A man jumps off a building at the same time that another man pisses. Which hits the ground first? The piss, because nobody beats the Wiz!
Q: Why do men fart louder than women? A: because they have a microphone and two speakers.
Q: How can you tell if a woman is wearing pantyhose? A: Her ankles swell up when she farts.
Why did God give women legs? So they don't leave a trail like a slug.
A guy is going down on a prostitute. During the process he pulls out a piece of corn. Mildly disgusted, he tries to forget about it and continues. Then he finds a chunk of carrot and a pea, and he says, "I think I am going to be sick." The whore looks up and says, "That's what the last guy said!"

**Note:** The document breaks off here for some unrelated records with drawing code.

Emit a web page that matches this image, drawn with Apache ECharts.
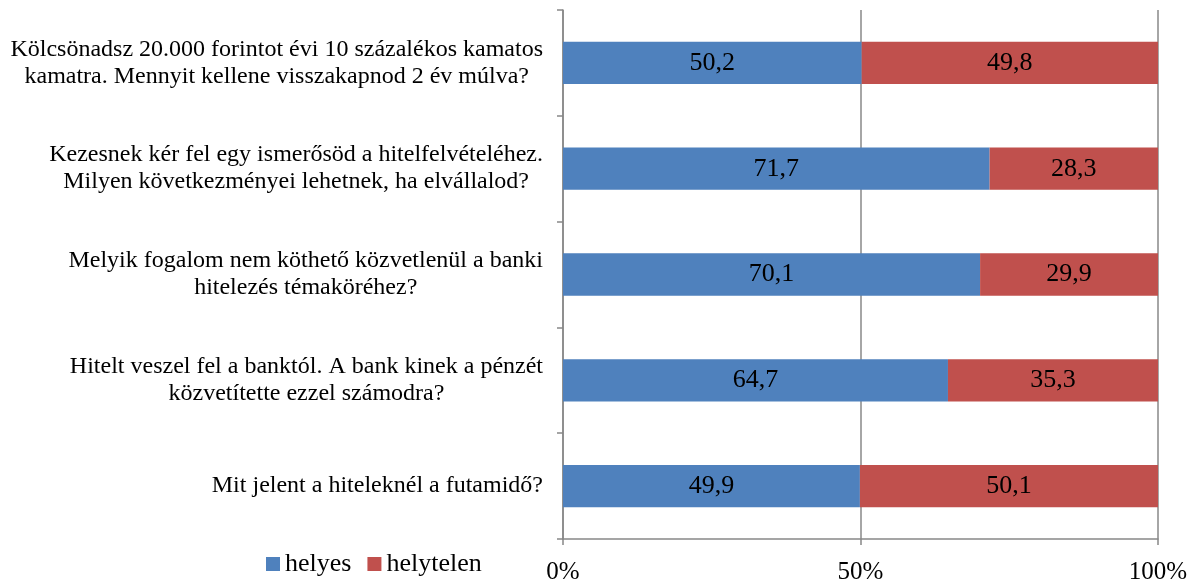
<!DOCTYPE html>
<html><head><meta charset="utf-8">
<script src="https://cdn.jsdelivr.net/npm/echarts@6/dist/echarts.min.js"></script>
<style>html,body{margin:0;padding:0;background:#fff}#c{width:1195px;height:585px}</style>
</head><body><div id="c"></div>
<script>
const categories = [
  "Kölcsönadsz 20.000 forintot évi 10 százalékos kamatos\nkamatra. Mennyit kellene visszakapnod 2 év múlva?",
  "Kezesnek kér fel egy ismerősöd a hitelfelvételéhez.\nMilyen következményei lehetnek, ha elvállalod?",
  "Melyik fogalom nem köthető közvetlenül a banki\nhitelezés témaköréhez?",
  "Hitelt veszel fel a banktól. A bank kinek a pénzét\nközvetítette ezzel számodra?",
  "Mit jelent a hiteleknél a futamidő?"
];
const helyes = [50.2, 71.7, 70.1, 64.7, 49.9];
const helytelen = [49.8, 28.3, 29.9, 35.3, 50.1];
const seriesNames = ["helyes", "helytelen"];
const xTicks = [0, 50, 100];

const font = "'Liberation Serif','Times New Roman',serif";
const chart = echarts.init(document.getElementById('c'), null, {renderer: 'canvas'});
const lbl = {show: true, position: 'inside', color: '#000', fontSize: 26, fontFamily: font,
  formatter: p => String(p.value).replace('.', ',')};
chart.setOption({
  animation: false,
  textStyle: {fontFamily: font},
  grid: {left: 563, right: 37, top: 10, bottom: 43, containLabel: false},
  legend: {left: 261, top: 546, itemWidth: 14, itemHeight: 14, itemGap: 16,
    icon: 'rect', textStyle: {fontSize: 26, fontFamily: font, color: '#000'},
    data: seriesNames},
  xAxis: {type: 'value', min: 0, max: 100, interval: 50,
    axisLine: {show: true, lineStyle: {color: '#888', width: 1.5}},
    axisTick: {show: true, length: 6, lineStyle: {color: '#888', width: 1.5}},
    splitLine: {show: true, lineStyle: {color: '#888', width: 1.5}},
    axisLabel: {fontSize: 25, fontFamily: font, color: '#000', margin: 21,
      formatter: v => xTicks.includes(v) ? v + '%' : ''}},
  yAxis: {type: 'category', data: categories, inverse: true,
    axisLine: {show: true, lineStyle: {color: '#888', width: 1.5}},
    axisTick: {show: true, length: 6, lineStyle: {color: '#888', width: 1.5}},
    axisLabel: {fontSize: 24, fontFamily: font, color: '#000', margin: 20, lineHeight: 27, align: 'right',
      formatter: v => v.split('\n').map(l => '{c|' + l + '}').join('\n'),
      rich: {c: {align: 'center', fontSize: 24, fontFamily: font, color: '#000', lineHeight: 27}}}},
  series: [
    {name: seriesNames[0], type: 'bar', stack: 's', data: helyes, barWidth: '40%',
      itemStyle: {color: '#4F81BD'}, label: lbl},
    {name: seriesNames[1], type: 'bar', stack: 's', data: helytelen, barWidth: '40%',
      itemStyle: {color: '#C0504D'}, label: lbl}
  ]
});
</script></body></html>
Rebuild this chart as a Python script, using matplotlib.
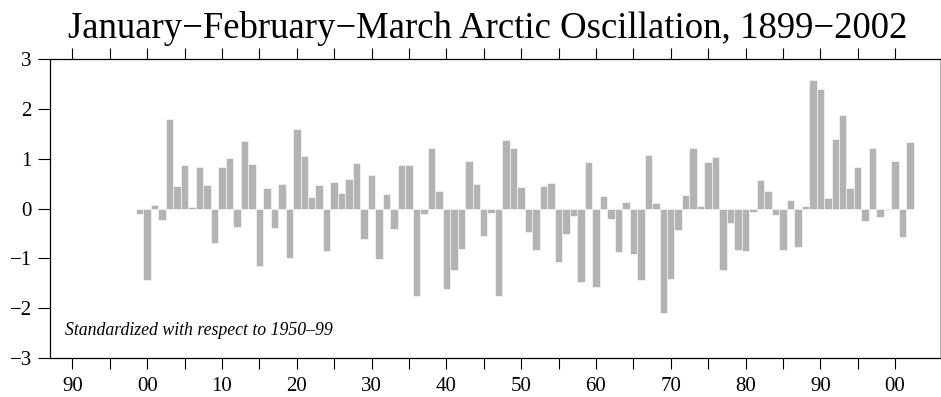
import numpy as np
import matplotlib.pyplot as plt
from matplotlib.ticker import FuncFormatter

# JFM Arctic Oscillation index, 1899-2002 (standardized wrt 1950-99)
years = np.arange(1899, 2003)
ao = [
    -0.12, -1.43, 0.07, -0.23, 1.80, 0.46, 0.87, 0.04, 0.83, 0.48,   # 1899-1908
    -0.69, 0.83, 1.02, -0.37, 1.36, 0.89, -1.16, 0.42, -0.40, 0.50,  # 1909-1918
    -0.99, 1.60, 1.05, 0.23, 0.48, -0.85, 0.54, 0.31, 0.60, 0.91,    # 1919-1928
    -0.62, 0.68, -1.02, 0.29, -0.42, 0.87, 0.87, -1.76, -0.11, 1.22, # 1929-1938
    0.36, -1.62, -1.23, -0.81, 0.95, 0.50, -0.56, -0.09, -1.76, 1.38, # 1939-1948
    1.22, 0.44, -0.48, -0.83, 0.46, 0.52, -1.07, -0.52, -0.15, -1.48, # 1949-1958
    0.93, -1.58, 0.26, -0.21, -0.88, 0.13, -0.92, -1.44, 1.08, 0.11,  # 1959-1968
    -2.09, -1.41, -0.44, 0.27, 1.22, 0.05, 0.93, 1.04, -1.23, -0.29,  # 1969-1978
    -0.83, -0.85, -0.07, 0.58, 0.36, -0.13, -0.83, 0.17, -0.78, 0.06, # 1979-1988
    2.58, 2.40, 0.21, 1.39, 1.87, 0.42, 0.83, -0.25, 1.22, -0.17,     # 1989-1998
    -0.02, 0.95, -0.58, 1.34,                                          # 1999-2002
]

plt.rcParams['font.family'] = ['Liberation Serif', 'DejaVu Serif']

fig = plt.figure(figsize=(9.41, 3.97), dpi=100)
ax = fig.add_axes([0.0531, 0.0982, 0.9458, 0.7532])

ax.bar(years, ao, width=1.0, color='#b3b3b3', edgecolor='white', linewidth=0.4)

ax.set_xlim(1887, 2006)
ax.set_ylim(-3, 3)

# ticks every 5 years, labels every 10, only 1890-2000
xt = np.arange(1890, 2001, 5)
ax.set_xticks(xt)
ax.set_xticklabels(['%02d' % (y % 100) if y % 10 == 0 else '' for y in xt])
ax.set_yticks(range(-3, 4))
ax.yaxis.set_major_formatter(FuncFormatter(lambda v, p: ('%d' % v).replace('-', '\u2212')))

ax.tick_params(axis='x', direction='out', length=8, width=0.8, top=True,
               labelsize=15, pad=6)
ax.tick_params(axis='y', direction='out', length=9, width=0.8, right=False,
               labelsize=15, pad=4)

for s in ['left', 'bottom', 'top']:
    ax.spines[s].set_linewidth(0.9)
ax.spines['right'].set_color('#b0b0b0')

ax.text(1889, -2.45, 'Standardized with respect to 1950\u201399', fontsize=12.8,
        style='italic', ha='left', va='center')

fig.text(0.518, 0.905, 'January\u2212February\u2212March Arctic Oscillation, 1899\u22122002',
         fontsize=26.5, ha='center', va='baseline')

plt.savefig('out.png', dpi=100)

Q: What do Rodney King and Nicole Simpson have in common? A: They just didn't listen
An Aggie and a Longhorn had just bought a ranch together, so they were driving the fence line to check everything out when they came upon a goat with his head stuck in a fence. So the Longhorn gets out of the truck, looks around, and then starts screwing the goat. He gets finished, takes a step back, ands asks the Aggie, "Hey, you want a piece of this?" The Aggie says, ´"Yeah, but do I have to stick my head in the fence?"
Cannibal Son: Mom, I don't like my brother anymore. Cannibal Mother: You shut up and eat!
Q: What's the difference between boogers and broccoli? A: Kids don't eat broccoli.
Q: What did the butcher say when he backed into the meat-grinder? A: Looks like I'm getting a little behind in my work!